Ucapan yang tidak salah karena
Bacca sudah mencetak 8 gol hanya dari 13 tembakan ke gawang musim ini.
Bayangkan jika servis yang didapat penyerang Kolombia ini lebih baik.
Bertolacci memang belum menjustifikasi harga 20 juta euro, namun dalam beberapa
penampilan, produk asli AS Roma ini menambah kreativitas di lini tengah.
Sementara Romagnoli telah menjadi bek tengah andalan meski usianya masih 20
tahun.
Keberhasilan pemain-pemain ini
menjadi starter, bersama Juraj Kucka dan Luiz Adriano membuktikan bahwa pembelian
pemain gratisan namun sudah tua dan habis hanyalah menumpuk masalah. Ada harga,
ada rupa. Berlusconi tentu familiar dengan hal ini karena ketika datang kali
pertama sebagai presiden, ia langsung mengeluarkan uang banyak untuk membeli
trio Belanda yaitu Ruud Gullit, Marco Van Basten dan Frank Rijkaard. Begitu pula
saat ia mendatangkan Andriy Shevchenko, Filippo Inzaghi Rui Costa dan
Alessandro Nesta. Mereka semua memang mahal, tapi bersinonim dengan kejayaan.

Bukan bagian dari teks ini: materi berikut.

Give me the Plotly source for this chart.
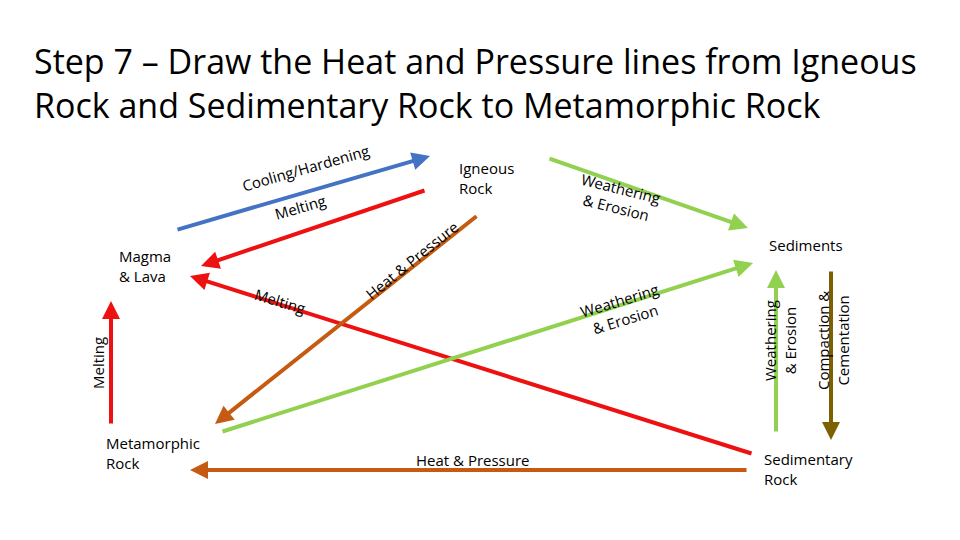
import plotly.graph_objects as go

# arrows: start -> end (in picture pixels), colour
arrow_x0 = [168, 418, 745, 470, 540, 213, 740, 103, 768, 823]
arrow_y0 = [222, 182, 446, 207, 150, 424, 462, 417, 425, 262]
arrow_x1 = [422, 193, 182, 207, 740, 745, 182, 103, 768, 823]
arrow_y1 = [148, 258, 268, 416, 220, 255, 462, 293, 262, 432]
arrow_col = ['#4472c4', '#ee1111', '#ee1111', '#c55a11', '#92d050',
             '#92d050', '#c55a11', '#ee1111', '#92d050', '#7f6000']

# process labels along arrows
lab_text = ['Cooling/Hardening', 'Melting', 'Melting', 'Heat & Pressure',
            'Weathering<br>& Erosion', 'Weathering<br>& Erosion', 'Heat & Pressure',
            'Melting', 'Weathering<br>& Erosion', 'Compaction &<br>Cementation']
lab_x = [297, 292, 272, 404, 610, 614, 465, 90, 772, 825]
lab_y = [160, 199, 293, 252, 190, 302, 452, 355, 333, 333]
lab_angle = [-16, -16, 17, -39, 14, -17, 0, -90, -90, -90]

# rock / stage names
node_text = ['Magma<br>& Lava', 'Igneous<br>Rock', 'Sediments',
             'Metamorphic<br>Rock', 'Sedimentary<br>Rock']
node_x = [137, 478, 798, 96, 754]
node_y = [258, 170, 237, 445, 461]
node_anchor = ['center', 'center', 'center', 'left', 'left']

fig = go.Figure()
fig.add_trace(go.Scatter(x=[0, 960], y=[0, 540], mode='markers',
                         marker=dict(opacity=0), hoverinfo='skip', showlegend=False))

ann = []
for i in range(len(arrow_x0)):
    ann.append(dict(x=arrow_x1[i], y=arrow_y1[i], ax=arrow_x0[i], ay=arrow_y0[i],
                    xref='x', yref='y', axref='x', ayref='y', text='',
                    showarrow=True, arrowhead=2, arrowsize=0.9, arrowwidth=4,
                    arrowcolor=arrow_col[i]))
for i in range(len(lab_text)):
    ann.append(dict(x=lab_x[i], y=lab_y[i], xref='x', yref='y', text=lab_text[i],
                    showarrow=False, textangle=lab_angle[i],
                    font=dict(size=15, color='black')))
for i in range(len(node_text)):
    ann.append(dict(x=node_x[i], y=node_y[i], xref='x', yref='y', text=node_text[i],
                    showarrow=False, xanchor=node_anchor[i], align='left',
                    font=dict(size=15, color='black')))
ann.append(dict(x=24, y=28, xref='x', yref='y', xanchor='left', yanchor='top',
                text='Step 7 – Draw the Heat and Pressure lines from Igneous<br>'
                     'Rock and Sedimentary Rock to Metamorphic Rock',
                showarrow=False, align='left',
                font=dict(size=34, color='black', family='Open Sans')))

fig.update_layout(width=960, height=540, margin=dict(l=0, r=0, t=0, b=0),
                  plot_bgcolor='white', paper_bgcolor='white',
                  font=dict(family='Open Sans'),
                  xaxis=dict(range=[0, 960], visible=False, fixedrange=True),
                  yaxis=dict(range=[540, 0], visible=False, fixedrange=True),
                  annotations=ann)
fig.write_html("out.html")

Investasi sebesar 150 juta euro
memang besar, namun jika dikatakan menyelesaikan semua masalah pun tidak. Setidaknya
masih butuh tambahan beberapa pemain di lini belakang dan tengah untuk membawa
tim ini sejajar dengan para penghuni papan atas. Dan tentu saja kesabaran untuk
menjadikan pemain-pemain ini menyatu mendukung taktik Mihajlovic.
Penjualan Para ‘Dead Woods’
Di era Mihajlovic pula Milan
berhasil memangkas pengeluaran gaji dan menyingkirkan pemain-pemain yang sudah ‘bagus
banget ya enggak, tapi jelek banget ya enggak’ seperti Michael Essien, Sulley
Muntari, Cristian Zaccardo, Daniele Bonera. Dalam beberapa bulan ke depan, kita
mungkin tidak akan lagi melihat Cristian Zapata, Philippe Mexes, Antonio
Nocerino, Jose Mauri, Alessio Cerci, Andrea Poli, Suso atau Nigel De Jong.

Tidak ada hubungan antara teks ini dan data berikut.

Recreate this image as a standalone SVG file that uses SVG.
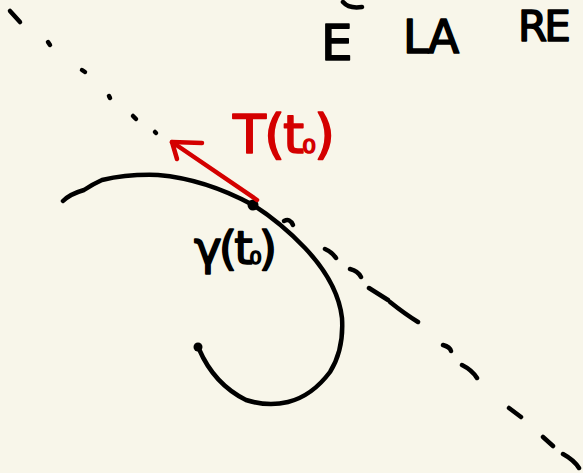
<svg xmlns="http://www.w3.org/2000/svg" width="583" height="473" viewBox="0 0 583 473">
<style>
.ink{fill:none;stroke:#000;stroke-width:4.5;stroke-linecap:round;stroke-linejoin:round}
.red{fill:none;stroke:#d40000;stroke-width:4.5;stroke-linecap:round;stroke-linejoin:round}
.hand{font-family:"DejaVu Sans","Liberation Sans",sans-serif;stroke-width:1.6;stroke-linejoin:round}
.hb{fill:#000;stroke:#000}
.hr{fill:#d40000;stroke:#d40000}
</style>
<rect width="583" height="473" fill="#f8f6ea"/>
<g id="header">
<path class="ink" d="M343,2 Q349,9 362,7"/>
<text class="hand hb" x="321" y="60" font-size="50">E</text>
<text class="hand hb" x="403" y="53" font-size="46" letter-spacing="-2">LA</text>
<text class="hand hb" x="518" y="41" font-size="42" letter-spacing="-3">RE</text>
</g>
<g id="tangent-line">
<path class="ink" d="M10,11 L20,22"/>
<path class="ink" d="M48,42 L50,45 M82,70 L85,72 M109,96 L110,98 M133,116 L136,119 M155,132 L156,133"/>
<path class="ink" d="M325,249 Q332,252 336,258 M350,269 Q358,271 361,277 M369,288 L388,300 M390,302 Q405,314 418,322 M443,345 Q450,347 451,351 M462,365 Q472,370 477,378 M509,408 L521,417 M543,437 L553,446 M563,454 Q574,460 579,468"/>
</g>
<g id="curve">
<path class="ink" d="M63,201 Q70,194 84,190 Q93,184 102,180 Q128,174 158,175 Q205,179 253,205 Q280,222 305,248 Q338,283 342,318 Q344,350 330,372 Q312,396 288,402 Q268,407 246,400 Q214,384 199,349"/>
<circle cx="198" cy="347" r="4.5" fill="#000"/>
<circle cx="253" cy="205" r="5.5" fill="#000"/>
<path class="ink" d="M284,221 Q290,218 293,225"/>
</g>
<g id="gamma-label">
<text class="hand hb" x="194" y="264" font-size="47" letter-spacing="-3">γ(t<tspan font-size="30">₀</tspan>)</text>
</g>
<g id="tangent-vector">
<path class="red" d="M257,200 L172,142"/>
<path class="red" d="M202,143 L172,142 L177,159"/>
<text class="hand hr" x="233" y="153" font-size="54" letter-spacing="-2">T(t<tspan font-size="34">₀</tspan>)</text>
</g>
</svg>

Bukan hanya mereka saja, posisi Keisuke
Honda dan Diego Lopez pun terancam, meski performa mereka hanya cemerlang kalah
dibanding pesaing mereka.
Penjualan atau pelepasan
pemain-pemain ini bukan hanya memberi Milan tambahan pendapatan, tapi juga
penghematan signifikan atas biaya gaji yang sudah membengkak dan merampingkan
skuat yang sudah terlalu gemuk. Untuk tim yang tidak mengikuti kejuaraan Eropa,
memiliki 28 pemain bagaikan pria lajang Jakarta membawa tiga koper pakaian
hanya untuk menginap tiga hari di Lembang.
Bangkitnya Youth Project
Ketika Pippo Inzaghi menangani
Milan musim lalu, sempat terpendar harapan akan diturunkannya pemain-pemain
Primavera Milan, mengingat Inzaghi dipromosikan dari sana. Namun ironisnya, tidak
ada satu pun pemain-pemain muda ini yang angkat nama di tim senior di bawah
kepemimpinan Pippo. Saya bukannya ingin menyalahkan Pippo, karena mungkin
tekanan besar untuk meraih hasil positif lah yang membawa pertimbangan Pippo
untuk tidak menurunkan pemain-pemain muda yang dinilainya belum siap.
Namun di tangan Mihajlovic, youth project bukan sekadar wacana.
Mihajlovic dengan berani menurunkan Davide Calabria beberapa kali di posisi bek
kanan. M’baye Niang juga mulai menunjukkan kepercayaan diri dan ketajaman. Dan tidak
lain, Mihajlovic berjasa besar dalam mempromosikan Gianluigi Donnarumma, kiper wonderkid berusia 16 tahun yang kini
telah menjadi dagangan paling mahal dari Mino Raiola, sang super agen.